How to Install Crown Molding on Frameless Cabinets

Written by Milan Jara on 14th Oct 2022

Frameless Cabinets

Wondering how to install crown molding on frameless cabinets? Here are three different options and tips on how to install molding on uneven cabinets.

Frameless cabinets provide an opportunity for homeowners to add their own personal touch. If you have already installed them, we cover how to install crown molding on frameless cabinets so that you can finish the look. The methods aren’t terribly challenging, and we provide you with different approaches to accomplish this task.

First Option

Install Frameless Cabinets

If your flat stock has a finished edge and face, you can use the horizontal edge attached to the top of the kitchen cabinet for trim detail. Its ¾” edge will allow you to project as little or as much as you wish. However, your vertical (fascia) will need to be slightly proud or flush with the face of your door.

You can attach your fascia to your horizontal piece by using pocket joints or adding ¾”x ¾” clear strips behind your fascia. Then, finish by screwing it into both pieces.

You can also attach a full 8’ fascia to a horizontal strip using a pocket screw and applying them every eight to ten inches. Allow for projection past the cabinets’ ends and the face while measuring how much to cut for mitered corners.

Ensure the fascia’s upper part is level and supported on your saw when mitering the corners. Also remember to examine your screws before cutting. If just a single screw is in the way, you will need to take it out and place it elsewhere.

Once you finish the assembled piece, place it on the top of your cabinet. Keep front projection even along the front edge. Then, drill countersink pilot holes into your horizontal piece. Secure it with the appropriate screws. Then, cut and install the fascia for each kitchen cabinet and the crown molding using a brad nailer.

Second Option

The second option uses the same method as the first. The only difference is that the fascia will attach to the front of your horizontal piece, which goes to the top of your cabinet.

You can mount the crown molding at any height on your fascia. It can also be flush with the ceiling or located slightly below. In either instance, the gap or the fascia will help cover irregularities. Cabinets, when installed, should be level. However, sometimes ceilings are not.

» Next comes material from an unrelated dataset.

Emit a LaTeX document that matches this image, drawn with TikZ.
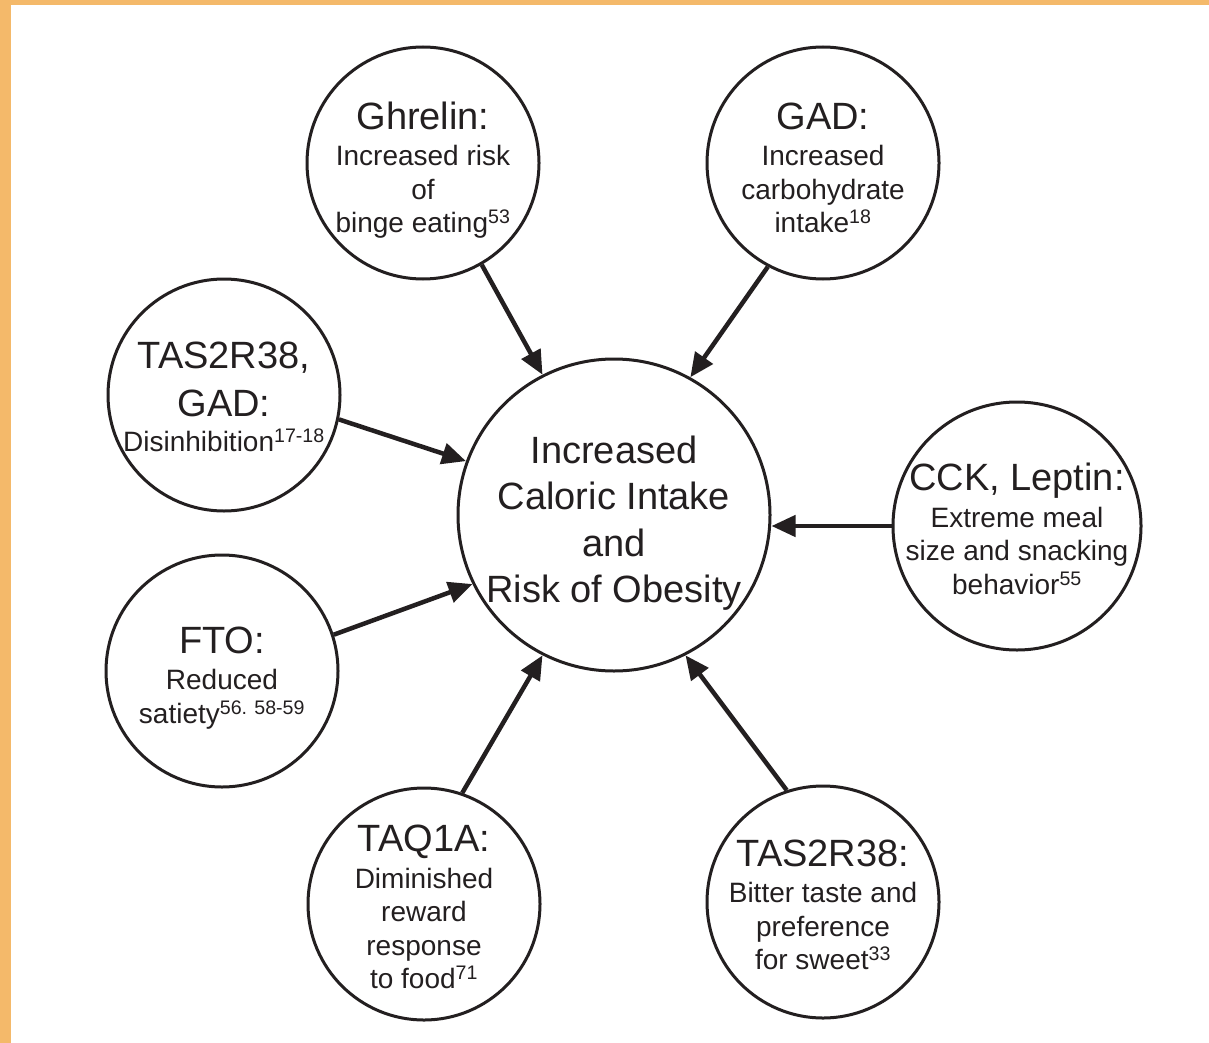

Ceilings may contain slight slopes, humps located at drywall joints, or they may sag. In this case, you will need to compensate for this during installation.

Third Option

This option reverses the locations of the 1 x 4 and 1 x 2 pieces if the manufacturer has provided eight-foot lengths of 1 x 2 and 1 x 4 molding with no instructions regarding installation. Most experts recommend that you rip these moldings into 2” wide strips by cutting the ¼ in half.

This tip lets homeowners bring their crown molding down to touch the top of their cabinets. However, you can leave as much room as you desire below the crown.

If you want your crown to be above the doors, you can refrain from installing the fascia and simply mount the 1 x 4 crown with the leading edge slightly below your door face or flush with it. Then, nail your crown molding directly to the exposed ¾” edge.

This method allows for only a tiny margin of error. Ensure that you do not get too close to the edge of the crown molding support; if you do, you may split the piece.

Tips for Cabinet Crown Molding

Cabinet Crown Molding

When installing crown molding to a cabinet, you must consider the rise and projection aspects. They can vary quite a bit depending on your profile and scale. Projection, in this case, tends to be a little less than your rise.

Plan for Your Moldings

Unless you use it to continue the room perimeter crown molding, the frameless cabinet crown needs a place to end. You can do this by:

  • Wrapping it to the back of your wall using a miter joint at the end of a cabinet run.
  • Butting it to an additional surface like the cabinetry or wall at a 90° or 45° angle.

You must keep crown projection in mind as you determine how close the cabinets are to your window and door casings. This is true if your casting is higher than your cabinet. It applies to wall ends extending to your ceiling, which is increasingly common in an open-concept home.

Cabinet runs need to end three inches from castings/wall ends. You need to leave a space for typical crown molding to wrap the end of a cabinet and end cleanly against the wall.

Factoring in Uneven Cabinets

For uneven cabinets, a taller cabinet needs to be deeper than the lower one for the crown to end cleanly along the side. A three-inch-high crown requires a lesser projection. The general rule of thumb is that taller cabinets need to be a minimum of three inches deeper than lower cabinets.

For this, you may want to think about a smaller scale crown for lower cabinets accompanied by a projection of 1 ½” to 2”. For frameless cabinets, you will need to add a panel to one side of a taller cabinet flush to the door face. It will maximize the space available to land your lower crown.

For frameless cabinets beside a framed open shelf cabinet, you will need to place an arched top rail on top of your open shelves. It will create a nice design element and provide a landing space for your lower crown molding to return.

Final Words

While learning how to install crown molding on frameless cabinets, the installation may appear involved, but it isn’t very challenging. There are just a lot of tips and details involved in the project. If you take your time and use accurate measurements, you will have a beautifully finished project in a fraction of the time.